Computational Science and Engineering (CSE) is a rapidly growing interdisciplinary field that encompasses applications (science/engineering), applied mathematics, numerical analysis, and computer science and engineering in which high performance computing, large-scale simulation, and scientific applications play a central role.
Through modeling, simulation, and scientific discovery from large-scale data, CSE aims to advance solutions for a wide-range of problems in the area of nanoscience and nanotechnology, energy, climate modeling, engineering design, plasma physics, transportation, bioinformatics, earthquake engineering, geophysical modeling, astrophysics, materials science, national defense, information technology for healthcare, and search engines, to name a few critical fields.
The CSE Program at the University of California, Berkeley, will educate students to better perform computationally intensive and interdisciplinary scientific research across many fields of science and engineering.
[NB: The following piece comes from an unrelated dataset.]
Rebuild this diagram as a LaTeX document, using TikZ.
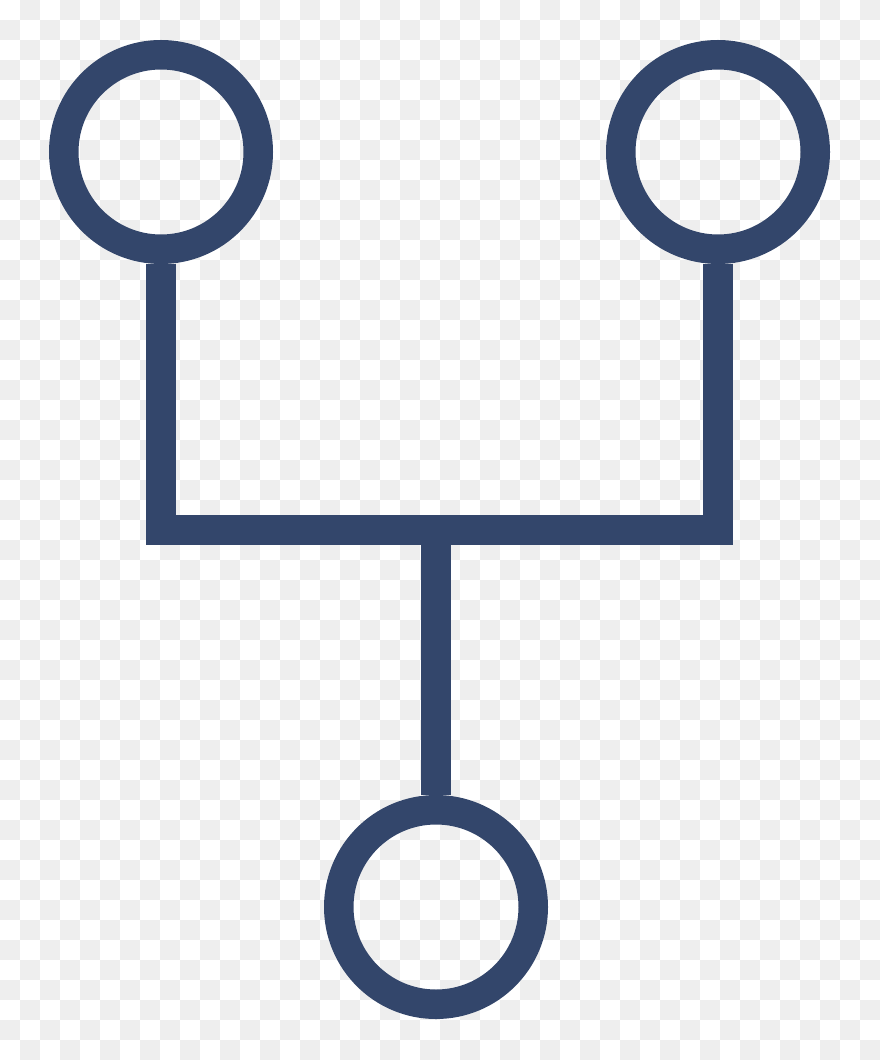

Traditional academic departments are well-structured to train students in one or perhaps two of these fields, but not all of them. The essential elements of this program include a Ph.D. thesis in a science or engineering discipline that is highly computational in nature and is advised by faculty members from multiple departments, an approved cluster of graduate courses that prepare the student for advanced work in CSE, and mechanisms for cross-disciplinary research and education.
CSE is a joint effort between CITRIS, LBNL, the College of Engineering, the College of Letters and Science, and the office of Vice Chancellor for Research at University of California, Berkeley. It will be housed at and administered by CITRIS and the Computing Sciences Directorate at LBNL.